- Directive -
Retype the opening lines of the data exactly, stopping after the line that contains "import plotly.graph_objects as go". Skip every picture.

- Dataset excerpt -
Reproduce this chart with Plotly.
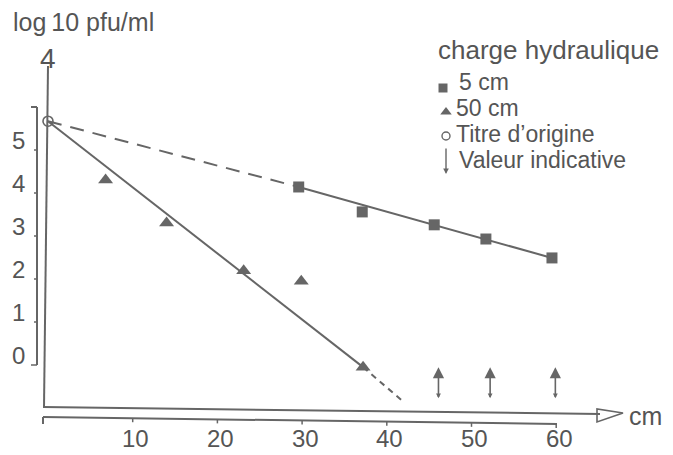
import plotly.graph_objects as go

# ---------------- data ----------------
sq_x = [29.6, 37.1, 45.6, 51.7, 59.5]          # charge hydraulique 5 cm
sq_y = [4.14, 3.56, 3.26, 2.93, 2.49]
tri_x = [6.8, 14.0, 23.1, 29.9, 37.2]          # charge hydraulique 50 cm
tri_y = [4.30, 3.30, 2.19, 1.95, -0.05]
origin_x = [0.0]                                # Titre d'origine
origin_y = [5.67]
fit5_x = [0.0, 29.6, 59.5]                      # regression 5 cm
fit5_y = [5.67, 4.14, 2.49]
fit50_x = [0.0, 37.2, 42.0]                     # regression 50 cm
fit50_y = [5.67, -0.05, -0.86]
ind_x = [46.1, 52.2, 59.9]                      # valeur indicative arrows
ind_top = [-0.05, -0.05, -0.05]
ind_bottom = [-0.81, -0.81, -0.81]
x_ticks = [10, 20, 30, 40, 50, 60]
y_ticks = [0, 1, 2, 3, 4, 5]
legend_labels = ["5 cm", "50 cm", "Titre d\u2019origine", "Valeur indicative"]

OFF = 8                      # page body margin
W, H = 673 - OFF, 455 - OFF  # figure fits inside the window
GREY = "#666666"
TXT = "#555555"
FONT = "Liberation Sans, Arial, sans-serif"


def PX(x):
    """reference pixel x -> paper"""
    return (x - OFF) / W


def PY(y):
    """reference pixel y -> paper"""
    return 1 - (y - OFF) / H


X0, SX = 48 - OFF, 8.47      # pixel of x=0, pixels per cm
Y0, SY = 365 - OFF, 43.0     # pixel of y=0, pixels per log unit

fig = go.Figure()

# regression lines
fig.add_trace(go.Scatter(x=fit5_x[:2], y=fit5_y[:2], mode="lines",
                         line=dict(color=GREY, width=2, dash="14px,9px")))
fig.add_trace(go.Scatter(x=fit5_x[1:], y=fit5_y[1:], mode="lines",
                         line=dict(color=GREY, width=2)))
fig.add_trace(go.Scatter(x=fit50_x[:2], y=fit50_y[:2], mode="lines",
                         line=dict(color=GREY, width=2)))
fig.add_trace(go.Scatter(x=fit50_x[1:], y=fit50_y[1:], mode="lines",
                         line=dict(color=GREY, width=2, dash="6px,5px")))

# points
fig.add_trace(go.Scatter(x=sq_x, y=sq_y, mode="markers",
                         marker=dict(symbol="square", size=11, color=GREY)))
fig.add_trace(go.Scatter(x=tri_x, y=tri_y, mode="markers",
                         marker=dict(symbol="triangle-up", size=13, color=GREY)))
fig.add_trace(go.Scatter(x=origin_x, y=origin_y, mode="markers",
                         marker=dict(symbol="circle-open", size=10, color=GREY,
                                     line=dict(width=1.6, color=GREY))))

# legend keys on a pixel overlay axis (reference pixel coordinates)
fig.add_trace(go.Scatter(x=[443], y=[88], mode="markers", xaxis="x2", yaxis="y2",
                         marker=dict(symbol="square", size=9, color=GREY)))
fig.add_trace(go.Scatter(x=[446], y=[112], mode="markers", xaxis="x2", yaxis="y2",
                         marker=dict(symbol="triangle-up", size=10, color=GREY)))
fig.add_trace(go.Scatter(x=[446], y=[136], mode="markers", xaxis="x2", yaxis="y2",
                         marker=dict(symbol="circle-open", size=8, color=GREY,
                                     line=dict(width=1.4, color=GREY))))

shapes = []
annotations = []


def text(x, y, s, size, xanchor="left", **kw):
    annotations.append(dict(x=x, y=y, text=s, showarrow=False,
                            xanchor=xanchor, yanchor=kw.pop("yanchor", "middle"),
                            font=dict(family=FONT, size=size, color=TXT), **kw))


# main y axis (hand drawn, slightly slanted)
shapes.append(dict(type="line", xref="paper", yref="paper",
                   x0=PX(44), y0=PY(408), x1=PX(48), y1=PY(66),
                   line=dict(color=GREY, width=2)))
text(PX(48), PY(58), "4", 28, xanchor="center", xref="paper", yref="paper")

# main x axis with open arrowhead
shapes.append(dict(type="line", xref="paper", yref="paper",
                   x0=PX(43), y0=PY(407), x1=PX(600), y1=PY(414),
                   line=dict(color=GREY, width=2)))
shapes.append(dict(type="path", xref="paper", yref="paper",
                   path="M{},{} L{},{} L{},{} Z".format(PX(597), PY(409), PX(597), PY(422),
                                                        PX(623), PY(413)),
                   line=dict(color=GREY, width=1.6)))
text(PX(627), PY(416), "cm", 25, xref="paper", yref="paper")

# y bracket scale
shapes.append(dict(type="line", xref="paper", yref="y",
                   x0=PX(37), y0=y_ticks[0], x1=PX(37), y1=6,
                   line=dict(color=GREY, width=2)))
shapes.append(dict(type="line", xref="paper", yref="y",
                   x0=PX(31), y0=6, x1=PX(37), y1=6,
                   line=dict(color=GREY, width=2)))
for i, t in enumerate(y_ticks):
    shapes.append(dict(type="line", xref="paper", yref="y",
                       x0=PX(31 if i == 0 else 34), y0=t, x1=PX(37), y1=t,
                       line=dict(color=GREY, width=1.5)))
    text(PX(27), t, str(t), 24, xanchor="right", yshift=10, xref="paper", yref="y")


# x bracket scale
def bracket_y(px_x):
    return 417 + (px_x - 43) * (424 - 417) / (557 - 43)


shapes.append(dict(type="line", xref="paper", yref="paper",
                   x0=PX(43), y0=PY(417), x1=PX(557), y1=PY(424),
                   line=dict(color=GREY, width=2)))
shapes.append(dict(type="line", xref="paper", yref="paper",
                   x0=PX(43), y0=PY(417), x1=PX(43), y1=PY(424),
                   line=dict(color=GREY, width=2)))
for t in x_ticks:
    by = bracket_y(48 + SX * t)
    shapes.append(dict(type="line", xref="x", yref="paper",
                       x0=t, y0=PY(by), x1=t, y1=PY(by + 4),
                       line=dict(color=GREY, width=1.5)))
    text(t, PY(438), str(t), 24, xanchor="center", xshift=3, xref="x", yref="paper")

# valeur indicative arrows
for xv, yt, yb in zip(ind_x, ind_top, ind_bottom):
    annotations.append(dict(x=xv, y=yt, ax=xv, ay=yb, xref="x", yref="y",
                            axref="x", ayref="y", text="", showarrow=True,
                            arrowhead=2, arrowsize=1.4, arrowwidth=1.6,
                            arrowcolor=GREY, arrowside="end+start",
                            startarrowhead=2, startarrowsize=0.6))

# y-axis title
text(PX(11), PY(22), "log\u200910 pfu/ml", 25, xref="paper", yref="paper")

# legend texts
text(PX(436), PY(50), "charge hydraulique", 26, xref="paper", yref="paper")
leg_pos = [(457, 82), (454, 108), (454, 134), (457, 160)]
for lab, (lx, ly) in zip(legend_labels, leg_pos):
    text(PX(lx), PY(ly), lab, 23, xref="paper", yref="paper")
annotations.append(dict(x=PX(446), y=PY(174), xref="paper", yref="paper",
                        ax=0, ay=-27, text="", showarrow=True,
                        arrowhead=2, arrowsize=0.8, arrowwidth=1.4,
                        arrowcolor=GREY))

fig.update_layout(
    width=W, height=H,
    margin=dict(l=0, r=0, t=0, b=0),
    paper_bgcolor="white", plot_bgcolor="white",
    showlegend=False,
    xaxis=dict(range=[-X0 / SX, (W - X0) / SX], visible=False, fixedrange=True),
    yaxis=dict(range=[(Y0 - H) / SY, Y0 / SY], visible=False, fixedrange=True),
    xaxis2=dict(range=[OFF, OFF + W], overlaying="x", visible=False, fixedrange=True),
    yaxis2=dict(range=[OFF + H, OFF], overlaying="y", visible=False, fixedrange=True),
    shapes=shapes,
    annotations=annotations,
)

fig.write_html("out.html")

- Exercise output -
Reproduce this chart with Plotly.
import plotly.graph_objects as go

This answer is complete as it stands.